In the following units of the class, students will apply their critical thinking skills as they explore various genres of literature. They will cultivate the tools that enable them to reach mature levels of reading comprehension and to read actively for learning. The purpose of the reading units in the class is not only for students to read good books, but to learn how to read good books for all they are worth. When focusing on non-fiction texts, class assignments and discussions will guide students in tasks such as identifying how an author is using important terms, locating the central arguments of a text, and evaluating the author’s ideas. In assignments featuring fictional texts, students will consider what it means to immerse themselves in an imaginary world created by an author, how images hold a communicative power unique from that of arguments, and how “false” stories can lead us to a greater grasp on the truth. Fiction and non-fiction readings will include selections from C.S. Lewis, George MacDonald, and more.

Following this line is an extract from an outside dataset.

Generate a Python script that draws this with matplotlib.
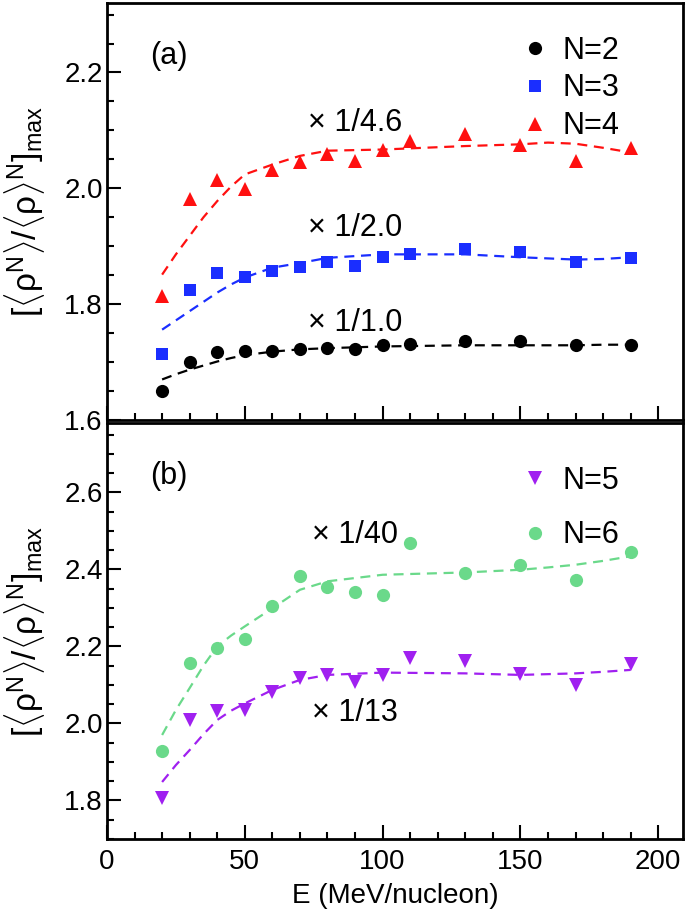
import matplotlib
matplotlib.use('Agg')
import matplotlib.pyplot as plt
from matplotlib.ticker import MultipleLocator

plt.rcParams['font.family'] = ['Liberation Sans', 'DejaVu Sans']
plt.rcParams['mathtext.fontset'] = 'custom'
plt.rcParams['mathtext.rm'] = 'Liberation Sans'
plt.rcParams['mathtext.it'] = 'Liberation Sans:italic'

# beam energies (MeV/nucleon)
E = [20, 30, 40, 50, 60, 70, 80, 90, 100, 110, 130, 150, 170, 190]

# panel (a) points
n2 = [1.650, 1.701, 1.718, 1.720, 1.720, 1.722, 1.724, 1.722, 1.729, 1.731, 1.736, 1.736, 1.729, 1.730]
n3 = [1.714, 1.824, 1.854, 1.847, 1.858, 1.864, 1.873, 1.866, 1.881, 1.886, 1.896, 1.890, 1.873, 1.879]
n4 = [1.814, 1.981, 2.014, 1.998, 2.031, 2.046, 2.059, 2.047, 2.066, 2.082, 2.093, 2.075, 2.048, 2.070]

# panel (b) points
n5 = [1.807, 2.009, 2.033, 2.035, 2.082, 2.117, 2.126, 2.108, 2.126, 2.169, 2.163, 2.128, 2.100, 2.154]
n6 = [1.929, 2.156, 2.195, 2.220, 2.306, 2.384, 2.353, 2.341, 2.334, 2.469, 2.390, 2.411, 2.373, 2.444]

# dashed fit curves
E_fit = [20, 25, 30, 35, 40, 45, 50, 60, 70, 80, 100, 130, 150, 160, 170, 180, 190]
fit2 = [1.670, 1.679, 1.687, 1.694, 1.701, 1.707, 1.712, 1.718, 1.722, 1.724, 1.727, 1.729, 1.729, 1.729, 1.729, 1.730, 1.730]
fit3 = [1.756, 1.772, 1.788, 1.804, 1.820, 1.834, 1.846, 1.863, 1.871, 1.880, 1.886, 1.886, 1.881, 1.879, 1.877, 1.878, 1.881]
fit4 = [1.851, 1.886, 1.918, 1.950, 1.978, 2.003, 2.024, 2.041, 2.056, 2.065, 2.067, 2.073, 2.076, 2.079, 2.077, 2.070, 2.062]
fit5 = [1.848, 1.892, 1.931, 1.972, 2.009, 2.033, 2.052, 2.087, 2.113, 2.126, 2.132, 2.130, 2.126, 2.128, 2.130, 2.134, 2.139]
fit6 = [1.970, 2.035, 2.092, 2.150, 2.200, 2.228, 2.252, 2.299, 2.347, 2.369, 2.386, 2.392, 2.399, 2.405, 2.412, 2.422, 2.434]

black = 'black'
blue = '#1a2eff'
red = '#ff1010'
purple = '#a020f0'
green = '#6ad98a'

fs_tick = 20
fs_txt = 22
dash = (4.5, 3)

fig = plt.figure(figsize=(6.85, 9.13), dpi=100)
ax1 = fig.add_axes([107/685, 1-420/913, 576/685, 417/913])
ax2 = fig.add_axes([107/685, 1-839/913, 576/685, 416/913])

# panel (a)
ax1.plot(E_fit, fit2, color=black, lw=1.6, dashes=dash)
ax1.plot(E_fit, fit3, color=blue, lw=1.6, dashes=dash)
ax1.plot(E_fit, fit4, color=red, lw=1.6, dashes=dash)
ax1.plot(E, n2, 'o', color=black, ms=9.5, mew=0, label='N=2')
ax1.plot(E, n3, 's', color=blue, ms=9, mew=0, label='N=3')
ax1.plot(E, n4, '^', color=red, ms=9.5, mew=0, label='N=4')

ax1.text(73, 2.112, '× 1/4.6', fontsize=fs_txt, va='center')
ax1.text(73, 1.931, '× 1/2.0', fontsize=fs_txt, va='center')
ax1.text(73, 1.767, '× 1/1.0', fontsize=fs_txt, va='center')
ax1.text(15.5, 2.229, '(a)', fontsize=fs_txt, va='center')

ax1.set_ylim(1.6, 2.32)
ax1.yaxis.set_major_locator(MultipleLocator(0.2))
ax1.yaxis.set_minor_locator(MultipleLocator(0.05))
ax1.legend(loc='upper left', bbox_to_anchor=(0.716, 0.922), frameon=False, fontsize=fs_txt,
           numpoints=1, handlelength=1.0, handletextpad=0.42, labelspacing=0.26,
           borderpad=0, borderaxespad=0)

# panel (b)
ax2.plot(E_fit, fit5, color=purple, lw=1.6, dashes=dash)
ax2.plot(E_fit, fit6, color=green, lw=1.6, dashes=dash)
ax2.plot(E, n5, 'v', color=purple, ms=9.5, mew=0, label='N=5')
ax2.plot(E, n6, 'o', color=green, ms=9.5, mew=0, label='N=6')

ax2.text(74.5, 2.49, '× 1/40', fontsize=fs_txt, va='center')
ax2.text(74.5, 2.027, '× 1/13', fontsize=fs_txt, va='center')
ax2.text(15.5, 2.642, '(b)', fontsize=fs_txt, va='center')

ax2.set_ylim(1.7, 2.78)
ax2.yaxis.set_major_locator(MultipleLocator(0.2))
ax2.yaxis.set_minor_locator(MultipleLocator(0.05))
ax2.legend(loc='upper left', bbox_to_anchor=(0.716, 0.897), frameon=False, fontsize=fs_txt,
           numpoints=1, handlelength=1.0, handletextpad=0.42, labelspacing=0.8,
           borderpad=0, borderaxespad=0)
ax2.set_xlabel('E (MeV/nucleon)', fontsize=fs_tick, labelpad=6)

ylab = r'$[\langle\mathrm{ρ}^{\mathrm{N}}\rangle/\langle\mathrm{ρ}\rangle^{\mathrm{N}}]_{\mathrm{max}}$'
for ax in (ax1, ax2):
    ax.set_xlim(0, 209)
    ax.xaxis.set_major_locator(MultipleLocator(50))
    ax.xaxis.set_minor_locator(MultipleLocator(10))
    ax.tick_params(which='both', direction='in', top=False, right=False,
                   labelsize=fs_tick, width=1.5)
    ax.tick_params(which='major', length=10)
    ax.tick_params(which='minor', length=5)
    ax.tick_params(axis='x', pad=7)
    ax.tick_params(axis='y', pad=3)
    for s in ax.spines.values():
        s.set_linewidth(2)
    ax.set_ylabel(ylab, fontsize=24)
    ax.yaxis.set_label_coords(-0.105, 0.5)

ax1.tick_params(labelbottom=False)

fig.savefig('out.png', dpi=100)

Throughout the course, students will hone their written communication skills in regular writing assignments. The writing component of the class, which is designed to integrate with the logic and literature texts of the curriculum, will walk students through the process of writing a précis, two expository essays, and a creative narrative. In addition to written communication, students will practice group discussion on a weekly basis in class. While some class time will include lectures, most class activities will require the students’ active, vocal participation. Since most students are hesitant about speaking in class at first, our discussions will get off to a rolling start, and pick up speed as the students gain confidence.
PREVIEW OF COURSE UNITS
Note: The sequence & structure of these units is subject to change before the beginning of the fall semester, but the unit visions and activities will remain largely the same.
UNIT 1 – Logic, the Art of Thinking
Unit Vision: To build the critical thinking skills that students will need to examine texts and ideas well, both in the classroom and in life. To lay a foundation for the textual analysis and discussions that we will be engaging in later in the course.
Activities: Learning how to identify and construct sound logical arguments, learning how to identify logical fallacies, finding arguments in “normal life” contexts and evaluating them, writing a précis of an argument.
UNIT 2 – The Art of Reading Non-Fiction
Unit Vision: To equip students with the skills to read actively for learning, to comprehend texts accurately, and to engage thoughtfully with an author’s ideas.
Activities: Learning how to pre-read a book for initial understanding of its scope and highlights, learning how to read actively by asking good questions of the text, interpreting an author’s use of key terms, outlining and explicating the central points of a text, taking reading notes, discussing the ideas in a text, writing expository essays about the text.
UNIT 3 – The Art of Reading Fiction
Unit Vision: For students to engage holistically in fictional literature, considering the poetic and affective ways in which stories and poetry communicate with us, and analyzing the themes and messages of stories.
Activities: Charting out the settings and plots of short stories, identifying the themes of stories, discussing the imagery used, taking story notes, asking wonder-provoking questions about the stories, and writing a creative narrative.
An ongoing Writing Component accompanies each unit during the school year, and entails instruction in writing précis, expository essays, and creative narratives.
BOOKS WE’LL READ
Much of the reading material will be provided to students in the coursepack. Asterisks (*) indicate the books that students would need to purchase for the course. Stay tuned for updates to this list, particularly in the areas of Greco-Roman mythology and history.
The Art of Argument, Classical Academic Press*
Mere Christianity, by C.S. Lewis*
Excerpts from Dawkin’s The God Delusion
Excerpts from Socratic Dialogues, including Laches, Gorgias, and Phaedo.
Excerpts from the Pauline Epistles
The Lion, The Witch and the Wardrobe, by C.S. Lewis*
The Song of the Sunbird, by Ryan Swindoll
“The Golden Key” and “The History of Photogen and Nycteris”, short stories by George MacDonald
Selected poetry by George Herbert
ONLINE CLASSROOM INFORMATION & REQUIREMENTS
The class will meet online using web conferencing software by Cisco Webex. The online classroom is set up with video, audio, and text chat features that enable the students and teacher to see each other and to communicate in real time conversation. A document-sharing space and a digital whiteboard help give a sense of place to the virtual classroom, as well as providing ways to incorporate visual elements such as photos, PowerPoints, sketches and notes into the learning environment. The software is free and easy to use, and corresponds with the online platform that students will use in future Great Books classes if they continue with the tutorials through Escondido Tutorial Service or one of the many other excellent online tutorial services available.
In order to make online learning work, each student needs to have the appropriate setup, including:
1. High Speed Internet
2. Quality speakers, webcam and microphone
3. A quiet, uninterrupted place to work on the computer for class.
Students lacking one of these three essentials will not be permitted to enroll/participate in the class.